What the exercise asks
From the first line of the data below through the line bearing "const yTicks = [100, 200, 300, 400, 500, 600, 700];", reproduce each line exactly; do not include pictures.

Data lines
::::::::
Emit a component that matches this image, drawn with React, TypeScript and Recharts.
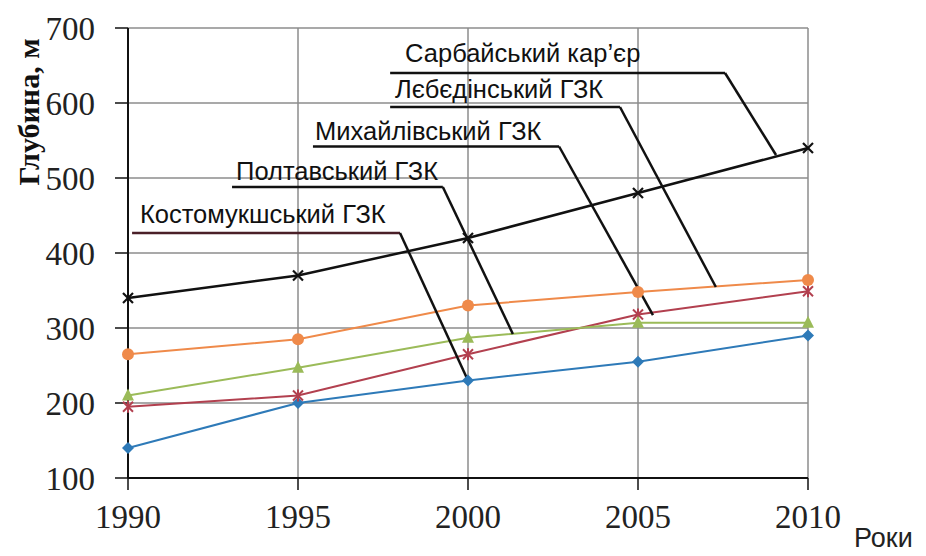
import React from 'react';
import { LineChart, Line, XAxis, YAxis, CartesianGrid, ReferenceLine, ReferenceDot } from 'recharts';

const years = [1990, 1995, 2000, 2005, 2010];
const kostomuksha = [140, 200, 230, 255, 290];
const poltava = [210, 247, 287, 307, 307];
const mykhailivsky = [195, 210, 265, 318, 349];
const lebedinsky = [265, 285, 330, 348, 364];
const sarbai = [340, 370, 420, 480, 540];

const xTicks = [1990, 1995, 2000, 2005, 2010];
const yTicks = [100, 200, 300, 400, 500, 600, 700];

// callouts in data units: text anchor, underline, pointer end on the series
const calloutNames = ['Сарбайський кар\u2019єр', 'Лєбєдінський ГЗК', 'Михайлівський ГЗК', 'Полтавський ГЗК', 'Костомукшський ГЗК'];
const calloutTextX = [1998.15, 1997.85, 1995.5, 1993.18, 1990.35];
const calloutTextY = [654.7, 606.7, 550.7, 497.3, 440];
const calloutFromX = [1997.71, 1997.71, 1995.44, 1993.06, 1990.12];
const calloutToX = [2007.56, 2004.47, 2002.68, 1999.26, 1998];
const calloutLineY = [640, 594.7, 542, 488, 426.7];
const calloutEndX = [2009.06, 2007.29, 2005.44, 2001.32, 2000];
const calloutEndY = [530.7, 354.7, 317.3, 292, 230];

const data = years.map((year, i) => ({
  year,
  kostomuksha: kostomuksha[i],
  poltava: poltava[i],
  mykhailivsky: mykhailivsky[i],
  lebedinsky: lebedinsky[i],
  sarbai: sarbai[i],
}));

const CrossDot = ({ cx, cy }: any) => (
  <g stroke="#111" strokeWidth={2.2}>
    <line x1={cx - 5} y1={cy - 5} x2={cx + 5} y2={cy + 5} />
    <line x1={cx - 5} y1={cy + 5} x2={cx + 5} y2={cy - 5} />
  </g>
);

const StarDot = ({ cx, cy }: any) => (
  <g stroke="#b2404f" strokeWidth={2}>
    <line x1={cx - 5} y1={cy - 5} x2={cx + 5} y2={cy + 5} />
    <line x1={cx - 5} y1={cy + 5} x2={cx + 5} y2={cy - 5} />
    <line x1={cx} y1={cy - 6} x2={cx} y2={cy + 6} />
  </g>
);

const CircleDot = ({ cx, cy }: any) => <circle cx={cx} cy={cy} r={6} fill="#ef8a4a" stroke="none" />;

const TriangleDot = ({ cx, cy }: any) => (
  <polygon points={`${cx},${cy - 7} ${cx + 6},${cy + 5} ${cx - 6},${cy + 5}`} fill="#9bbb59" />
);

const DiamondDot = ({ cx, cy }: any) => (
  <polygon points={`${cx},${cy - 6} ${cx + 6},${cy} ${cx},${cy + 6} ${cx - 6},${cy}`} fill="#2e7ab8" />
);

const YTitle = ({ viewBox }: any) => {
  const x = viewBox.x;
  const y = viewBox.y + 84;
  return (
    <text
      x={x}
      y={y}
      transform={`rotate(-90 ${x} ${y})`}
      textAnchor="middle"
      dominantBaseline="central"
      fontFamily="'Liberation Serif', serif"
      fontWeight="bold"
      fontSize={30}
      fill="#111"
    >
      Глубина, м
    </text>
  );
};

const XTitle = ({ viewBox }: any) => (
  <text
    x={viewBox.x + viewBox.width + 46}
    y={547}
    fontFamily="'Liberation Sans', Arial, sans-serif"
    fontSize={27}
    fill="#222"
  >
    Роки
  </text>
);

export default function App() {
  return (
    <div style={{ position: 'absolute', left: 0, top: 0, width: 926, height: 556, background: '#fff' }}>
      <LineChart width={926} height={556} data={data} margin={{ top: 28, right: 118, bottom: 38, left: 28 }}>
        <CartesianGrid stroke="#8c8c8c" strokeWidth={1.5} />
        <XAxis
          dataKey="year"
          type="number"
          domain={[1990, 2010]}
          ticks={xTicks}
          height={40}
          tickSize={12}
          tickMargin={15}
          axisLine={{ stroke: '#111', strokeWidth: 2 }}
          tickLine={{ stroke: '#111', strokeWidth: 1.5 }}
          tick={{ fontFamily: "'Liberation Serif', serif", fontSize: 33, fill: '#222' }}
          label={<XTitle />}
        />
        <YAxis
          type="number"
          domain={[100, 700]}
          ticks={yTicks}
          width={100}
          tickSize={13}
          tickMargin={20}
          axisLine={{ stroke: '#111', strokeWidth: 2 }}
          tickLine={{ stroke: '#111', strokeWidth: 1.5 }}
          tick={{ fontFamily: "'Liberation Serif', serif", fontSize: 33, fill: '#222' }}
          label={<YTitle />}
        />

        <Line dataKey="kostomuksha" stroke="#2e7ab8" strokeWidth={2} dot={<DiamondDot />} isAnimationActive={false} />
        <Line dataKey="mykhailivsky" stroke="#b2404f" strokeWidth={2} dot={<StarDot />} isAnimationActive={false} />
        <Line dataKey="poltava" stroke="#9bbb59" strokeWidth={2} dot={<TriangleDot />} isAnimationActive={false} />
        <Line dataKey="lebedinsky" stroke="#ef8a4a" strokeWidth={2} dot={<CircleDot />} isAnimationActive={false} />
        <Line dataKey="sarbai" stroke="#111" strokeWidth={2.5} dot={<CrossDot />} isAnimationActive={false} />

        {calloutNames.map((name, i) => (
          <ReferenceLine
            key={`ul-${name}`}
            segment={[
              { x: calloutFromX[i], y: calloutLineY[i] },
              { x: calloutToX[i], y: calloutLineY[i] },
            ]}
            stroke={i === 4 ? '#4a1f28' : '#111'}
            strokeWidth={2.5}
          />
        ))}
        {calloutNames.map((name, i) => (
          <ReferenceLine
            key={`ptr-${name}`}
            segment={[
              { x: calloutToX[i], y: calloutLineY[i] },
              { x: calloutEndX[i], y: calloutEndY[i] },
            ]}
            stroke="#111"
            strokeWidth={2.5}
          />
        ))}
        {calloutNames.map((name, i) => (
          <ReferenceDot
            key={`txt-${name}`}
            x={calloutTextX[i]}
            y={calloutTextY[i]}
            r={0}
            shape={(p: any) => (
              <text
                x={p.cx}
                y={p.cy}
                fontFamily="'Liberation Sans', Arial, sans-serif"
                fontSize={25.5}
                fill="#111"
              >
                {name}
              </text>
            )}
          />
        ))}
      </LineChart>
    </div>
  );
}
::::::::
Problem solution
Emit a component that matches this image, drawn with React, TypeScript and Recharts.
import React from 'react';
import { LineChart, Line, XAxis, YAxis, CartesianGrid, ReferenceLine, ReferenceDot } from 'recharts';

const years = [1990, 1995, 2000, 2005, 2010];
const kostomuksha = [140, 200, 230, 255, 290];
const poltava = [210, 247, 287, 307, 307];
const mykhailivsky = [195, 210, 265, 318, 349];
const lebedinsky = [265, 285, 330, 348, 364];
const sarbai = [340, 370, 420, 480, 540];

const xTicks = [1990, 1995, 2000, 2005, 2010];
const yTicks = [100, 200, 300, 400, 500, 600, 700];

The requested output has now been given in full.